While drawdowns are a market certainty, they serve as a necessary reminder that investors must often endure mid-way pain to achieve impressive returns.

According to a Mint analysis, the Sensex has seen an average intra-year decline of nearly 20% over the past 30 years. Tracing these instances reveals a fairly even split across three levels of volatility: eight years saw dips of 10% or less, 11 years experienced turbulence between 10% and 20%, and the remaining 11 years saw declines exceeding 20%.

Essentially, enjoying a ‘green’ year almost always requires surviving a ‘red’ month. The data further reveals that when declines are contained within the 20% threshold—which occurred in 19 of the last 30 years—there were only two instances where annual returns actually turned negative.

Does this make ‘buying the dip’ the ideal default strategy? Rajesh Palviya, senior VP of research at Axis Securities, suggests it does: “Historically, corrections of up to 20% have tended to represent time or valuation adjustments rather than structural damage," he said.

“From a technical standpoint, these drawdowns usually preserve long-term trend supports, making them opportunities for accumulation rather than signals to exit."

However, the probability of a year ending in the red increases drastically once a drawdown exceeds 35%, as seen during the crises of 2001, 2008, or 2020.

Historically, market outcomes have correlated closely with the severity of these dips; years with drawdowns under 20% typically avoid a negative year-end finish, while deeper declines, ranging from 20% to 60%, result in annual losses roughly 45% of the time.

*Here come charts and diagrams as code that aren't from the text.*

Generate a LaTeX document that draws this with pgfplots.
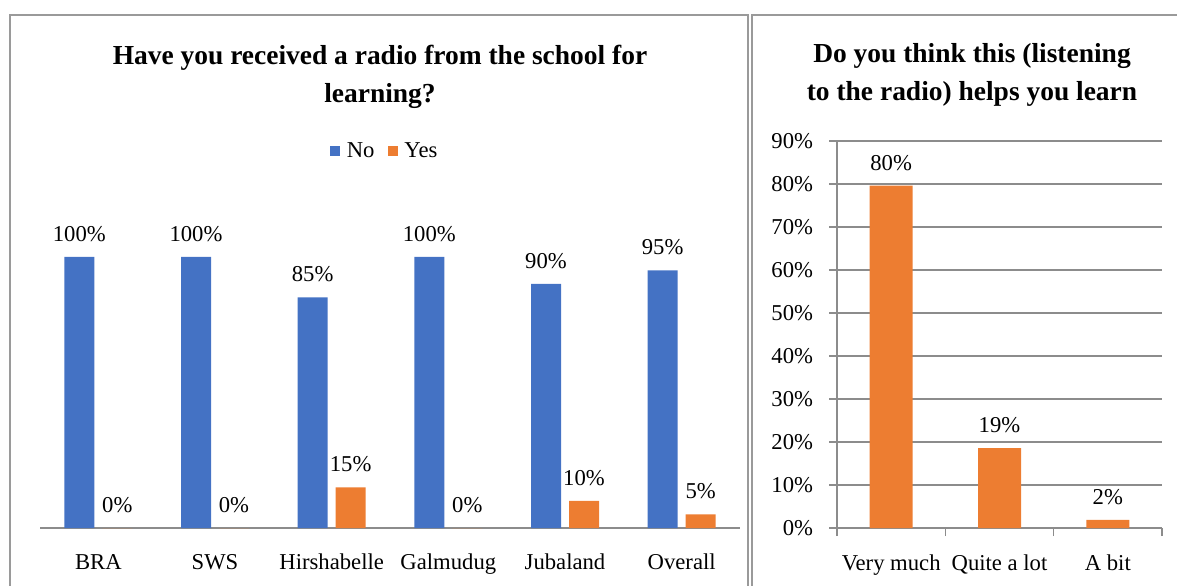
\documentclass[border=0pt]{standalone}
\usepackage{fontspec}
\setmainfont{Liberation Serif}
\usepackage{pgfplots}
\usepackage{pgfplotstable}
\pgfplotsset{compat=1.18}
\definecolor{cblue}{HTML}{4472C4}
\definecolor{corange}{HTML}{ED7D31}
\definecolor{axisgray}{HTML}{8C8C8C}
\definecolor{bordergray}{HTML}{9A9A9A}
\newcommand\lbl{\fontsize{17}{20}\selectfont}
\newcommand\ttl{\fontsize{20.6}{28.5}\selectfont\bfseries}
\pgfplotstableread{
x no yes
0 100 0
1 100 0
2 85 15
3 100 0
4 90 10
5 95 5
}\lefttab
\pgfplotstableread{
x val
0 79.6
1 18.6
2 1.9
}\righttab
\begin{document}
\begin{tikzpicture}
\useasboundingbox (0,0) rectangle (882.75pt,-438.75pt);
\draw[bordergray, line width=1.5pt] (7.5pt,-11.25pt) rectangle (561pt,-460pt);
\draw[bordergray, line width=1.5pt] (564pt,-11.25pt) rectangle (900pt,-460pt);
\node[align=center, font=\ttl] at (285pt,-57.75pt) {Have you received a radio from the school for\\learning?};
\node[align=center, font=\ttl] at (729pt,-56.25pt) {Do you think this (listening\\to the radio) helps you learn};
\begin{axis}[at={(30pt,-396pt)}, anchor=south west, scale only axis,
  width=525pt, height=268.5pt,
  ymin=0, ymax=132, xmin=-0.5, xmax=5.5,
  ybar=6pt, bar width=22.5pt,
  axis y line=none, axis x line*=bottom,
  x axis line style={axisgray, line width=1.5pt},
  xtick=data, xticklabels={BRA,SWS,Hirshabelle,Galmudug,Jubaland,Overall},
  major tick length=0pt,
  xticklabel style={font=\lbl, yshift=-16pt},
  /pgf/number format/assume math mode=true,
  nodes near coords={\pgfmathprintnumber{\pgfplotspointmeta}\%},
  nodes near coords style={font=\lbl, text=black, yshift=8pt},
  legend columns=2,
  legend style={draw=none, fill=none, at={(0.493,1.053)}, anchor=center, font=\lbl,
    /tikz/every even column/.append style={column sep=8pt}},
  legend image code/.code={\fill[#1] (0pt,-3.75pt) rectangle (7.5pt,3.75pt); \path (10.5pt,0pt);},
]
\addplot[fill=cblue, draw=none] table[x=x,y=no]{\lefttab};
\addplot[fill=corange, draw=none] table[x=x,y=yes]{\lefttab};
\legend{No,Yes}
\end{axis}
\begin{axis}[at={(627.75pt,-396pt)}, anchor=south west, scale only axis,
  width=243.75pt, height=290.25pt,
  ymin=0, ymax=90, ytick={0,10,...,90}, xmin=-0.5, xmax=2.5,
  xtick={-0.5,0.5,1.5,2.5}, x tick label as interval,
  xticklabels={Very much,Quite a lot,A bit},
  ybar, bar width=32.25pt,
  axis x line*=bottom, axis y line*=left,
  axis line style={axisgray, line width=1.2pt},
  ymajorgrids, grid style={axisgray, line width=1.2pt},
  tick align=outside, major tick length=6pt,
  tick style={axisgray, line width=1.2pt},
  /pgf/number format/assume math mode=true,
  yticklabel={\pgfmathprintnumber{\tick}\%},
  ticklabel style={font=\lbl},
  xticklabel style={yshift=-10.5pt},
  yticklabel style={xshift=-8.5pt},
  nodes near coords={\pgfmathprintnumber[fixed,precision=0]{\pgfplotspointmeta}\%},
  nodes near coords style={font=\lbl, text=black, yshift=8pt},
]
\addplot[fill=corange, draw=none] table[x=x,y=val]{\righttab};
\end{axis}
\end{tikzpicture}
\end{document}
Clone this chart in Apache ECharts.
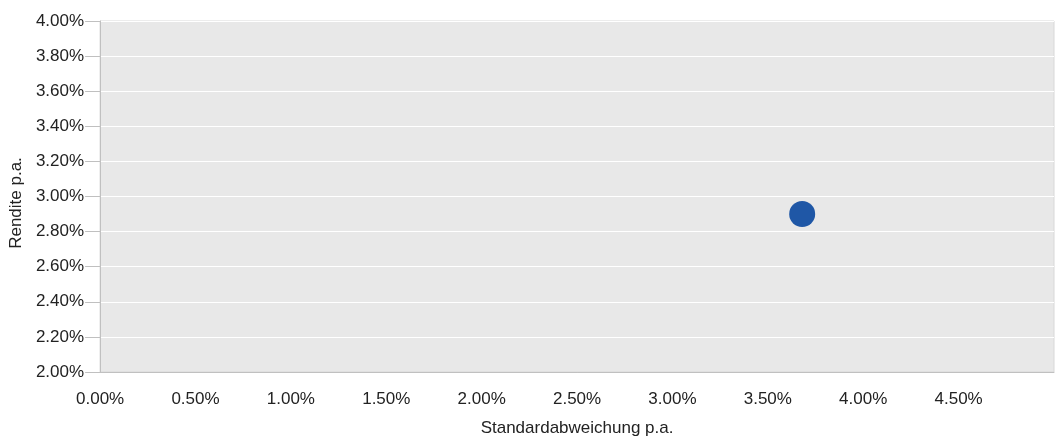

According to Palviya, the 30–35% mark is a critical tipping point. Once markets correct to these levels, key long-term supports tend to break, signalling deeper liquidation and loss of confidence rather than routine profit-taking, he explained.

These episodes typically unfold over multiple quarters and require earnings and macro stability to recover, which is why year-end outcomes often turn negative, he added.

Despite these turbulent mid-year swings, the Sensex has shown resilience, finishing in the green in 23 out of the last 30 years. This year, markets followed the historical script perfectly, weathering a 9% drawdown to deliver an impressive 8% gain. But is this subdued volatility sustainable?

“While the last 12–18 months do resemble a low-volatility phase, this is less a permanent regime shift and more a function of a structural buyer and seller offsetting each other," notes Gupta of Ionic Wealth. A meaningful return of foreign flows could quickly normalise volatility, even if India continues to remain calmer than global peers, he adds.